What you have to do:
Write the lines out again, from the top of the material to the line containing "const zeroEESC = [0, 0];", pictures excluded.

Available data:
□ □ □
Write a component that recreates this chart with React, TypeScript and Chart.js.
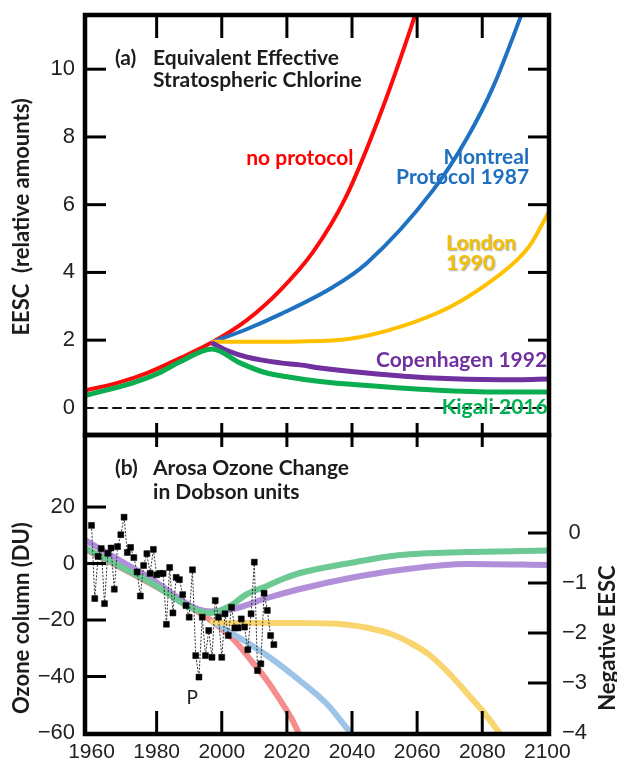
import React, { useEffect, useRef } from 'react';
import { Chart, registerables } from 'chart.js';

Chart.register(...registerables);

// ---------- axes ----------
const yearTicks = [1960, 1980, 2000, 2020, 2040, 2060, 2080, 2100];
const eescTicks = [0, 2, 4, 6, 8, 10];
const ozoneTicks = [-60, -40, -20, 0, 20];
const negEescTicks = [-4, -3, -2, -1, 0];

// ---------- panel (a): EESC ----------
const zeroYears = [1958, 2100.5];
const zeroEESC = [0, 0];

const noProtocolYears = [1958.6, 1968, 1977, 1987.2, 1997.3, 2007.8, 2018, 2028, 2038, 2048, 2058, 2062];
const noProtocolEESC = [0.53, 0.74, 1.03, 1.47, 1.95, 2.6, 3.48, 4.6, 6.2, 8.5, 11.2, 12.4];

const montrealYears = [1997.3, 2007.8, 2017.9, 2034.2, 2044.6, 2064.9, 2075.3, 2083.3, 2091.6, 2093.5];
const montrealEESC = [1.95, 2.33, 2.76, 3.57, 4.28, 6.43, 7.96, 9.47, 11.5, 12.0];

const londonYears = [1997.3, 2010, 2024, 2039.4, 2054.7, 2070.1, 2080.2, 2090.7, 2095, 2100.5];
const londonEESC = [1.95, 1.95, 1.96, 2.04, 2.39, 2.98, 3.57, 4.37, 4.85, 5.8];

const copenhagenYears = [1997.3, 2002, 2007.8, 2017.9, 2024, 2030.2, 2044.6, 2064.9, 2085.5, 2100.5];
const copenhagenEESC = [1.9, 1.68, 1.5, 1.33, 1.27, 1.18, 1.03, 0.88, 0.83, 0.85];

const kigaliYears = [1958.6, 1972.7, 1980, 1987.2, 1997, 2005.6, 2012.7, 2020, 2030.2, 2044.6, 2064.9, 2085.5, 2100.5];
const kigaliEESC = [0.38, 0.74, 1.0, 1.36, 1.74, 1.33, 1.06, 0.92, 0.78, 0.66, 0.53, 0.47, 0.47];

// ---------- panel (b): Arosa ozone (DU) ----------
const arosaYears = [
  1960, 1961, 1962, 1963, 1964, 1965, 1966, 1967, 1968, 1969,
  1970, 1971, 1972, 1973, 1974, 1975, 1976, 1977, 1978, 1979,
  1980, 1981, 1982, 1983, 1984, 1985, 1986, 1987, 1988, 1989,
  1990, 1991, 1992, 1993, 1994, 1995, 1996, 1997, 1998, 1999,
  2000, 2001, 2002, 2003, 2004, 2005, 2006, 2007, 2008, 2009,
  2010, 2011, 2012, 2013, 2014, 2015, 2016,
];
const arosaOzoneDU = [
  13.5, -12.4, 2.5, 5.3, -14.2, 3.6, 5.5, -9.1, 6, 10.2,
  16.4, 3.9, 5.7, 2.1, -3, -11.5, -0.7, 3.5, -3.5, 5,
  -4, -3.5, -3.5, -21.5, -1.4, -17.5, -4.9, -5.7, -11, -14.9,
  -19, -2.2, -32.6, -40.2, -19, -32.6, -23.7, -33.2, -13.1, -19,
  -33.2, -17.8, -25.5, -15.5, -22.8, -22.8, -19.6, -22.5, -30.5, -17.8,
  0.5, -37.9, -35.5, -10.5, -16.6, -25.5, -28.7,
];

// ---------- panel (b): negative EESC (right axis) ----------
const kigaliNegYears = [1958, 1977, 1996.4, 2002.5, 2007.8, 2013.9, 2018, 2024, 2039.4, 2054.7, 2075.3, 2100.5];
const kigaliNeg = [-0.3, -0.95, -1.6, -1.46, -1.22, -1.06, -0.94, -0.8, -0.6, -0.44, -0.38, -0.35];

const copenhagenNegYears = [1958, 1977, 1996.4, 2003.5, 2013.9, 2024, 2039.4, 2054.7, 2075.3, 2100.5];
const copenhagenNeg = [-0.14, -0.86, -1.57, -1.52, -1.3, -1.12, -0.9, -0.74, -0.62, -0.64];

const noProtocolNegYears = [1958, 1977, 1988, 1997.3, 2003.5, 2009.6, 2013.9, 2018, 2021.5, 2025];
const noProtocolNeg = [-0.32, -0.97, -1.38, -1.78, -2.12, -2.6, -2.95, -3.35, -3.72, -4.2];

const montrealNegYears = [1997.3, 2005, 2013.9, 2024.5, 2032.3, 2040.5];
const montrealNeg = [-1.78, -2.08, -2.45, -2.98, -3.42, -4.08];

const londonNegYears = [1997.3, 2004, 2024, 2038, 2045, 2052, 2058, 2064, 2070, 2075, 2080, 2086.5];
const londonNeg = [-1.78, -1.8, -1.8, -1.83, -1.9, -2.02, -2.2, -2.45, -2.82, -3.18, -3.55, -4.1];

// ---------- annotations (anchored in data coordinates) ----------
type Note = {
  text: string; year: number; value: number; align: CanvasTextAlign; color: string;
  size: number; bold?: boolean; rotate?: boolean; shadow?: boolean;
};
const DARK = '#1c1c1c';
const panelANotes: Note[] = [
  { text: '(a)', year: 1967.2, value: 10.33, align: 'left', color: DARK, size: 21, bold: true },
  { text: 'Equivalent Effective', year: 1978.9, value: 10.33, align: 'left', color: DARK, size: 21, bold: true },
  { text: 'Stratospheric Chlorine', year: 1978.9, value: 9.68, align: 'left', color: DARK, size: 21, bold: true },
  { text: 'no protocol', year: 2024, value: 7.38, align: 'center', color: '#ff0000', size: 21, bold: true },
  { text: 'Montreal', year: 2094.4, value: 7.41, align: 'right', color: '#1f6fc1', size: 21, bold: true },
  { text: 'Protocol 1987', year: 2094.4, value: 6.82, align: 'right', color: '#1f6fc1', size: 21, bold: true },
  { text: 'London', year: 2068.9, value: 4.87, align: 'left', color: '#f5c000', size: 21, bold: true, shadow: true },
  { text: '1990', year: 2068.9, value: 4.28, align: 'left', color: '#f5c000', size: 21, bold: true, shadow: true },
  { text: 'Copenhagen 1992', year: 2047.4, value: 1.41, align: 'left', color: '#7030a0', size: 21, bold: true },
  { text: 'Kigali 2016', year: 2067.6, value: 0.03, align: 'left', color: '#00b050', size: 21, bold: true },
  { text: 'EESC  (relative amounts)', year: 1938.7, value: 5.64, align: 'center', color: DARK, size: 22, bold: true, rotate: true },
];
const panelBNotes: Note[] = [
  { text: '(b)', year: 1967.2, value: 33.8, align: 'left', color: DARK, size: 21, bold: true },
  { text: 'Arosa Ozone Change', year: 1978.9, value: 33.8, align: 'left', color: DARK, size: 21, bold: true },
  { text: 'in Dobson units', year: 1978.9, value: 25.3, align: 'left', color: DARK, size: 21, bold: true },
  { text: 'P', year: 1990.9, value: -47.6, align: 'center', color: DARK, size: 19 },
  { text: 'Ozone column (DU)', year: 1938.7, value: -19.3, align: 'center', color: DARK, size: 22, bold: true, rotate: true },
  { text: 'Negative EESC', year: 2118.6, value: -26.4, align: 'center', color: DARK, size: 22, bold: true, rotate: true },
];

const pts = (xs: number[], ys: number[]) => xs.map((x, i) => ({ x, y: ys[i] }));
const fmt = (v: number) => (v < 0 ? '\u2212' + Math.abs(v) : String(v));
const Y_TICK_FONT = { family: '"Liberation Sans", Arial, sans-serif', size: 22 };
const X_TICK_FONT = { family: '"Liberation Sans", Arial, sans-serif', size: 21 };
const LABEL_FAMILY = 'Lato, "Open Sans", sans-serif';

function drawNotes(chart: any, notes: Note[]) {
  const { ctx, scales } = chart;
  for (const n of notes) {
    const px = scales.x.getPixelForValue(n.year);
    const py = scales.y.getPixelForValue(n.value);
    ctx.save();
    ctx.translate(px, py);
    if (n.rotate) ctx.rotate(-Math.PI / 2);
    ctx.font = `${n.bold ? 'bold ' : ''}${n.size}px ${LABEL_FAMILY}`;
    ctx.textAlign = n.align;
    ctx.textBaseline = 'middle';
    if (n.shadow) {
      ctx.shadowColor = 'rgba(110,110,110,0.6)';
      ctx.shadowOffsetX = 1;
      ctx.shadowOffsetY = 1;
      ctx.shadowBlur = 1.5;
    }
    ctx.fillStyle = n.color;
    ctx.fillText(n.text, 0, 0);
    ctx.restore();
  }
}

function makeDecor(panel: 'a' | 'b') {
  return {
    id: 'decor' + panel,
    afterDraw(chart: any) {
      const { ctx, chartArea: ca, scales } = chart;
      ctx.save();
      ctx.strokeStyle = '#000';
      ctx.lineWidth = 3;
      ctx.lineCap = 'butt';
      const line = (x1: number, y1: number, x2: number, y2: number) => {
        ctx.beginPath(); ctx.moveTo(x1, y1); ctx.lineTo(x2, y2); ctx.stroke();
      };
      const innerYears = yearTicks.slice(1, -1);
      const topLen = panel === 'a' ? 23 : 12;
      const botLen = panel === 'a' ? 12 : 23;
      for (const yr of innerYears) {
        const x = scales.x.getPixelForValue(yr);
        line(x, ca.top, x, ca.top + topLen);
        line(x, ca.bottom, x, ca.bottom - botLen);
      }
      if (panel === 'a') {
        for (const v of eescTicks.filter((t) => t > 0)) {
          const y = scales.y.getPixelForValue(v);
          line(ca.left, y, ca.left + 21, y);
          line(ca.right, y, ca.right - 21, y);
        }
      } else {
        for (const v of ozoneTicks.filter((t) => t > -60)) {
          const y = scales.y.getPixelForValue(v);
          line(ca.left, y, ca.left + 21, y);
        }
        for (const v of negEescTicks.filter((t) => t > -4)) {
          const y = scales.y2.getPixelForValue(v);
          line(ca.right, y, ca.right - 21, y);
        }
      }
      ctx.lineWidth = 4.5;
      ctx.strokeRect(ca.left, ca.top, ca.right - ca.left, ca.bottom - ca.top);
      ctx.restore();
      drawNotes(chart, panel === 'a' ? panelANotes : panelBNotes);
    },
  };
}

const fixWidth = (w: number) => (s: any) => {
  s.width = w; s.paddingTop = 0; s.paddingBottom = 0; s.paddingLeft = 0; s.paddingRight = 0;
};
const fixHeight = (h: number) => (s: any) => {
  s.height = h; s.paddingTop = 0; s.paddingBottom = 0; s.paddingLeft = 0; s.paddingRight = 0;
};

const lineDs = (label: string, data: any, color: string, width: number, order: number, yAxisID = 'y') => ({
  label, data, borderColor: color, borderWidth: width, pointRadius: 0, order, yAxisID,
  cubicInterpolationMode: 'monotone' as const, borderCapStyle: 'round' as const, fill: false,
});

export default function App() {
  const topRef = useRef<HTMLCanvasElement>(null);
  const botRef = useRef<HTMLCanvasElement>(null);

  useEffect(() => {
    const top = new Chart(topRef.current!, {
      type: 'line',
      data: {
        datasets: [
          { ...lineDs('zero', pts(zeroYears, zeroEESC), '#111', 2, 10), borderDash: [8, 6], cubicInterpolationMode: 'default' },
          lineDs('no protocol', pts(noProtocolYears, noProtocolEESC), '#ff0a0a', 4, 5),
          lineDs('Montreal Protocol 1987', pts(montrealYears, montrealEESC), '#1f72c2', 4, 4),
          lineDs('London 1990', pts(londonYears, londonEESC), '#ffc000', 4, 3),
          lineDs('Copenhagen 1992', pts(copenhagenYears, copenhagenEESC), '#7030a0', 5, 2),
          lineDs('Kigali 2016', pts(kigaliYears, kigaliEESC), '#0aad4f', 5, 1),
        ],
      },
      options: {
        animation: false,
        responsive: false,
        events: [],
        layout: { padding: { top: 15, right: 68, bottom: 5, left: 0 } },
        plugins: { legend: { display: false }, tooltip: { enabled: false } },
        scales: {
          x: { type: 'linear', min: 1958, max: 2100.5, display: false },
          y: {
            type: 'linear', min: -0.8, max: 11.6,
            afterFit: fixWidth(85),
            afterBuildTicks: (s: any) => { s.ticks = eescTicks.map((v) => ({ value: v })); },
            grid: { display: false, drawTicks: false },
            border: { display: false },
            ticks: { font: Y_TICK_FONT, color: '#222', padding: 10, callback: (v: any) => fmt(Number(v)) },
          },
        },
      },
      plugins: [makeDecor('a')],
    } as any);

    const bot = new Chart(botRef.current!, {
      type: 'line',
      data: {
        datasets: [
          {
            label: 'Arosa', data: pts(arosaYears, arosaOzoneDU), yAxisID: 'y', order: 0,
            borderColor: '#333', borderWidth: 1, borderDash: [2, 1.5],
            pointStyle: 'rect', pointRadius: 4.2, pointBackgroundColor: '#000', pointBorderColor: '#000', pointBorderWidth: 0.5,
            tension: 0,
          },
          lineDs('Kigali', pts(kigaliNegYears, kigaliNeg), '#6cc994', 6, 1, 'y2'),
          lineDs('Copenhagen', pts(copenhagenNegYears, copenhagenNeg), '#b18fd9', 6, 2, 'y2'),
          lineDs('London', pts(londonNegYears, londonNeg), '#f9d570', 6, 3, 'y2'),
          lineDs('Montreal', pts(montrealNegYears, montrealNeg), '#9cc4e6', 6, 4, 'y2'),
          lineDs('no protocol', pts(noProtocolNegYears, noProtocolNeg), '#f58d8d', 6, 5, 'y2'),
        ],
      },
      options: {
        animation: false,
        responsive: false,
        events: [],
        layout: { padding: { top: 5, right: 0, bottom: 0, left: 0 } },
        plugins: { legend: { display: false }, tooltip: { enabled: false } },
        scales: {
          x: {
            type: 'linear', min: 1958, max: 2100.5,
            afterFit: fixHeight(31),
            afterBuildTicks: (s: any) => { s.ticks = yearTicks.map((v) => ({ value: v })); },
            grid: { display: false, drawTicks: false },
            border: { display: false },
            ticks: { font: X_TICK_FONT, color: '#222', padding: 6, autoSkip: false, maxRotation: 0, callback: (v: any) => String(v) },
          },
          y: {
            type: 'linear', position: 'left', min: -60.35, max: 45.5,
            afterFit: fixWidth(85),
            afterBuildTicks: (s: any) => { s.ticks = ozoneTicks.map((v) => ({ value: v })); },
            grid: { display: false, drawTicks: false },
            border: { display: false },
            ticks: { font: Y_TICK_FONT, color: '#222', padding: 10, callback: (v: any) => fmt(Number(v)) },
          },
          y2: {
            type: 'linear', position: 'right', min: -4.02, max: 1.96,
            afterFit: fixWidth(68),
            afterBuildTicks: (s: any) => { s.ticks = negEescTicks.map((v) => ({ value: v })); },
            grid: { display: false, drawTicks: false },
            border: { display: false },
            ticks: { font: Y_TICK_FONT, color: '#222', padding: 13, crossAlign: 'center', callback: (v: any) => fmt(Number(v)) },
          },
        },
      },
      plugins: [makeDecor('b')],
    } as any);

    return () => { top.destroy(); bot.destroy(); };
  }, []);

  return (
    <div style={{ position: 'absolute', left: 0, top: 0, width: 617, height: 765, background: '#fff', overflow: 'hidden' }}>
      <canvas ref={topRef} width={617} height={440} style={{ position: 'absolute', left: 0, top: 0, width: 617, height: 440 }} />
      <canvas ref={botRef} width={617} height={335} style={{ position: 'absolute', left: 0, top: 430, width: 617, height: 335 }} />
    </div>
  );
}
□ □ □
Task answer:
Write a component that recreates this chart with React, TypeScript and Chart.js.
import React, { useEffect, useRef } from 'react';
import { Chart, registerables } from 'chart.js';

Chart.register(...registerables);

// ---------- axes ----------
const yearTicks = [1960, 1980, 2000, 2020, 2040, 2060, 2080, 2100];
const eescTicks = [0, 2, 4, 6, 8, 10];
const ozoneTicks = [-60, -40, -20, 0, 20];
const negEescTicks = [-4, -3, -2, -1, 0];

// ---------- panel (a): EESC ----------
const zeroYears = [1958, 2100.5];
const zeroEESC = [0, 0];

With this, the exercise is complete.